First, we suggest that a greater number of GCPs be used for both georeferencing UAV imagery and any PPCs generated, and for subsequent assessments of UAV image and PPC locational errors. We found three GCPs to be a limiting factor in our work, particularly concerning the assessment of locational errors, and would recommend the use of 10 or more GCPs, so that a portion may be used in georeferencing, and the remainder set aside for subsequent quality assessment. This would enable a robust understanding of data quality before undertaking analysis.

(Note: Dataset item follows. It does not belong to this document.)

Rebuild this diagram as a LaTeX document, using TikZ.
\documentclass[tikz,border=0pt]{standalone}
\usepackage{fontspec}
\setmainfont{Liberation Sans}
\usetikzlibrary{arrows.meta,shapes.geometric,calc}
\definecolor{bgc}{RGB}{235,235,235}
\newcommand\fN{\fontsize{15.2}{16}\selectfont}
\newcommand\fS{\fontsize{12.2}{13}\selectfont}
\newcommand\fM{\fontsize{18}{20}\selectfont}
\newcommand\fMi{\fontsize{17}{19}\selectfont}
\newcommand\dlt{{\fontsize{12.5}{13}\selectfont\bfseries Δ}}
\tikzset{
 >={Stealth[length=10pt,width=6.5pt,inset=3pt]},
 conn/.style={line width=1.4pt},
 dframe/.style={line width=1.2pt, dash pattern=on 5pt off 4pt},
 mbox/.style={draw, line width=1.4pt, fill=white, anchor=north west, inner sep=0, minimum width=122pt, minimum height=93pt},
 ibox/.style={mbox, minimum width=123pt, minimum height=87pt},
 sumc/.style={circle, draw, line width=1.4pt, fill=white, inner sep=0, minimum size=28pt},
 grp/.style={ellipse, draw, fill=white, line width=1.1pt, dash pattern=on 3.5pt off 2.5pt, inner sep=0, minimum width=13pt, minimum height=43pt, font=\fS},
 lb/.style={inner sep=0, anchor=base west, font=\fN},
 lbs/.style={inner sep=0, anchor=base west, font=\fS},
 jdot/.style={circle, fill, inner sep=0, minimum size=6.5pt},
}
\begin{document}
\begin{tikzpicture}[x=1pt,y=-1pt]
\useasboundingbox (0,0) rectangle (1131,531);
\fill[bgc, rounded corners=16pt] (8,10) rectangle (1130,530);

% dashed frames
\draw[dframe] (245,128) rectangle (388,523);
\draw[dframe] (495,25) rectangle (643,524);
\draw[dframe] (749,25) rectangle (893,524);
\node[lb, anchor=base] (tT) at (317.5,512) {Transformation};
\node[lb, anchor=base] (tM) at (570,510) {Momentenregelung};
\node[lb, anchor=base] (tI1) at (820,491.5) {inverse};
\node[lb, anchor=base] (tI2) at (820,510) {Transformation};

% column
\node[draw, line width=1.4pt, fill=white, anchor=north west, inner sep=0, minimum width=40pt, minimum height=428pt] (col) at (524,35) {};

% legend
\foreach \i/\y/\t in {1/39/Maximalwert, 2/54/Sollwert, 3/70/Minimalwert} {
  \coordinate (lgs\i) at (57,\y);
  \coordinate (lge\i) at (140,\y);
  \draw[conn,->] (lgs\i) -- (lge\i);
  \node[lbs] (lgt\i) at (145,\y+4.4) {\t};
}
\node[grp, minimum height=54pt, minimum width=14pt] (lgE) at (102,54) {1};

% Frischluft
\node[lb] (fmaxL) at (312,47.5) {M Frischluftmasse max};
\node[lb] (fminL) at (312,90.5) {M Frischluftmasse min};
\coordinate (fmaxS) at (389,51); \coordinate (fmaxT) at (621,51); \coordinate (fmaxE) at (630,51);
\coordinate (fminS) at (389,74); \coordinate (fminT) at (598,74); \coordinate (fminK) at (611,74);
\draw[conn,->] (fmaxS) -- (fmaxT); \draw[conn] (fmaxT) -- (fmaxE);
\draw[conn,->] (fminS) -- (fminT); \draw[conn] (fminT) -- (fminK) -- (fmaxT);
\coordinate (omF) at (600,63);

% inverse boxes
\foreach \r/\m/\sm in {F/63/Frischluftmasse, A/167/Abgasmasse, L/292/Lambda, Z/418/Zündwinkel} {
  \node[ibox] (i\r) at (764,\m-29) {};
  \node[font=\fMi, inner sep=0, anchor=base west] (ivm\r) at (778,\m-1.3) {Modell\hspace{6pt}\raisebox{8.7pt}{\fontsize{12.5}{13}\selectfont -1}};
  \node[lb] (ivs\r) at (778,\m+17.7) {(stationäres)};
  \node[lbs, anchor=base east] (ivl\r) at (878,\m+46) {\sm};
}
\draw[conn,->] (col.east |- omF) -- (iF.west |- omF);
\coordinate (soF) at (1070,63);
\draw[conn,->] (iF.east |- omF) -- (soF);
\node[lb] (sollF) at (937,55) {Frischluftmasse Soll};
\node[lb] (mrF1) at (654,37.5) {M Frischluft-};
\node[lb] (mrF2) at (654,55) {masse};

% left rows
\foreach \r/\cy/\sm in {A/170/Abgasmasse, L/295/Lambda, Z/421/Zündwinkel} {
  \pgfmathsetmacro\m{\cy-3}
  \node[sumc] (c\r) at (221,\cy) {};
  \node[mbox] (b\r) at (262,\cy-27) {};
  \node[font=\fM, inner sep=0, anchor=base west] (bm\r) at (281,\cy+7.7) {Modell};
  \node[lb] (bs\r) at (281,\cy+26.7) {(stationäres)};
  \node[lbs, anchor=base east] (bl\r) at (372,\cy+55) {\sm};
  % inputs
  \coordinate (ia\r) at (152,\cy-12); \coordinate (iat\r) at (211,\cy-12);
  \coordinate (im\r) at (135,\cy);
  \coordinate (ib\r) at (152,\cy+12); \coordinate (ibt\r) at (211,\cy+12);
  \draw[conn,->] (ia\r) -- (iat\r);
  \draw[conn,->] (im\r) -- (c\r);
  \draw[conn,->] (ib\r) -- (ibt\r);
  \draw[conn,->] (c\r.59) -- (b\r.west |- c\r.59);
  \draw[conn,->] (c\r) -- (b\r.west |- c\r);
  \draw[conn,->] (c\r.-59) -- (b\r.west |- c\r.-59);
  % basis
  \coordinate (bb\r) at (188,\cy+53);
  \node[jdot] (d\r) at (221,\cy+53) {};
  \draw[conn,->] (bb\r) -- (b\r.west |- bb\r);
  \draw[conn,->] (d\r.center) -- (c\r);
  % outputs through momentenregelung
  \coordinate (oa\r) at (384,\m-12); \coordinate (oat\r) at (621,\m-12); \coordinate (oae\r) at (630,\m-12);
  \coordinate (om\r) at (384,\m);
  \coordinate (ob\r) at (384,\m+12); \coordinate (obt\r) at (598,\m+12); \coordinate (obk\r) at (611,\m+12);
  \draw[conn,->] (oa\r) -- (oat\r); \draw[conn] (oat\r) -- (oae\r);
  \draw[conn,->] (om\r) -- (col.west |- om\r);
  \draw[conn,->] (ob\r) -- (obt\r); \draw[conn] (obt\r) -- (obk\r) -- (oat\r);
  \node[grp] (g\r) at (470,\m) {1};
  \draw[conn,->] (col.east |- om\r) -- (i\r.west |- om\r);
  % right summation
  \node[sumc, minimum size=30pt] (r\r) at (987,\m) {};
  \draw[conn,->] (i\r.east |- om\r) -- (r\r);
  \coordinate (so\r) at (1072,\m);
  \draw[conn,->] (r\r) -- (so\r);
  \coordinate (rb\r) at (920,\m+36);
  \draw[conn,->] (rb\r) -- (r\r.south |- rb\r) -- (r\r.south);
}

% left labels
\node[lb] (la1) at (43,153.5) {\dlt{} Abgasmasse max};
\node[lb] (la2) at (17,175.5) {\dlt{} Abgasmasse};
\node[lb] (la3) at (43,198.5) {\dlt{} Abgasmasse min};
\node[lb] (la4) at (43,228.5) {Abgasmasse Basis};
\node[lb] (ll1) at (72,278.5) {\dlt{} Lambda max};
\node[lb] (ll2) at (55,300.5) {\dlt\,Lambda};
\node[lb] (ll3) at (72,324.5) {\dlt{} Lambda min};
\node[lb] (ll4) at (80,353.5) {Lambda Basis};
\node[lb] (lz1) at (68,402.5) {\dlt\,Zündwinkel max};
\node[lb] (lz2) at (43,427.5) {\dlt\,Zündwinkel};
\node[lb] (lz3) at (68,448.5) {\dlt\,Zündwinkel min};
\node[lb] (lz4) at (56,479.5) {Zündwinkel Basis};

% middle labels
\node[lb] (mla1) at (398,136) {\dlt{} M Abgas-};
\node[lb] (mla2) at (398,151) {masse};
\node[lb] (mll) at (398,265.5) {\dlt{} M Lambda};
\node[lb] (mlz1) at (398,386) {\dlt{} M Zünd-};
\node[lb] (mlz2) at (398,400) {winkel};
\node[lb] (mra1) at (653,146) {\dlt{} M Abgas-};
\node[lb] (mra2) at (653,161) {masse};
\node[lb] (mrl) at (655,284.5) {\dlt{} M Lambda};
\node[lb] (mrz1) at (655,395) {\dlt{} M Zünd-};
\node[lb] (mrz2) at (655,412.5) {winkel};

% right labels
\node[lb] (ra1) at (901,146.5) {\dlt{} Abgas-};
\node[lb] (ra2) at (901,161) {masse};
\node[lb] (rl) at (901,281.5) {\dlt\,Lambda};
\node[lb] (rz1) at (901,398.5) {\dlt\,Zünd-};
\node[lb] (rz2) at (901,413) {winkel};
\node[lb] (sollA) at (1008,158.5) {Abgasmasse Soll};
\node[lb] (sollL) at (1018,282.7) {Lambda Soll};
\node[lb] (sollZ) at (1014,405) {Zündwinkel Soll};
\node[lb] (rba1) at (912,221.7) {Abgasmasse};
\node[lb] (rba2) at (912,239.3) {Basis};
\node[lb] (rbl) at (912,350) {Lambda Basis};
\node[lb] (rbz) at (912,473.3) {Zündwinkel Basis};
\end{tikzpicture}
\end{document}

Second, we recognize the limitations of using mapping-grade GPS equipment when collecting x, y and z locations of GCPs in the field. While sub-meter accuracy is sufficient for many purposes, it is not ideal for applications such as these, which involve highly detailed airborne imagery with centimeter pixel resolutions, and the detailed PPCs that are generated from them. Rather, we recommend that survey-grade real-time kinematic GPS equipment be used to collect GCP locations, in order to obtain centimeter-level locational accuracy that is far better suited to UAV remote sensing data sets such as this example.

5. Conclusions

We found good agreement between estimates of mean and maximum vegetation height made on the ground and from UAV-based PPCs. Point cloud metrics performed well within multivariate linear regression models for most height statistics and in predicting tree diameter at breast height, both of which are important structural attributes for examining ecological recovery after anthropogenic disturbance. Vegetation cover estimates were not as accurately or reliably derived from our PPCs. We believe that more research is needed using these types of data sources for estimating vegetation, as little has been done thus far using this particular application, and also that field protocols for ground measures need to be adjusted in UAV-based point cloud studies in order to ensure better harmony between these two very different approaches to estimating vegetation cover. Not only should all plants be treated similarly while measuring height and coverage, but perhaps more objective methods of estimating coverage itself would be useful for evaluating and perhaps calibrating point cloud-based estimations. In addition, further efforts should be made to improve the physical matching of point cloud and plot footprint locations, perhaps through simultaneous data capture. Nevertheless, our work highlights the potential value that UAV-derived PPCs possess as a complementary or perhaps supplementary source of information on vegetation structure—a source of information that provides spatially exhaustive coverage over a local area, unlike point or plot sampling, and would be beneficial for supporting an efficient and effective long-term ecological recovery monitoring program.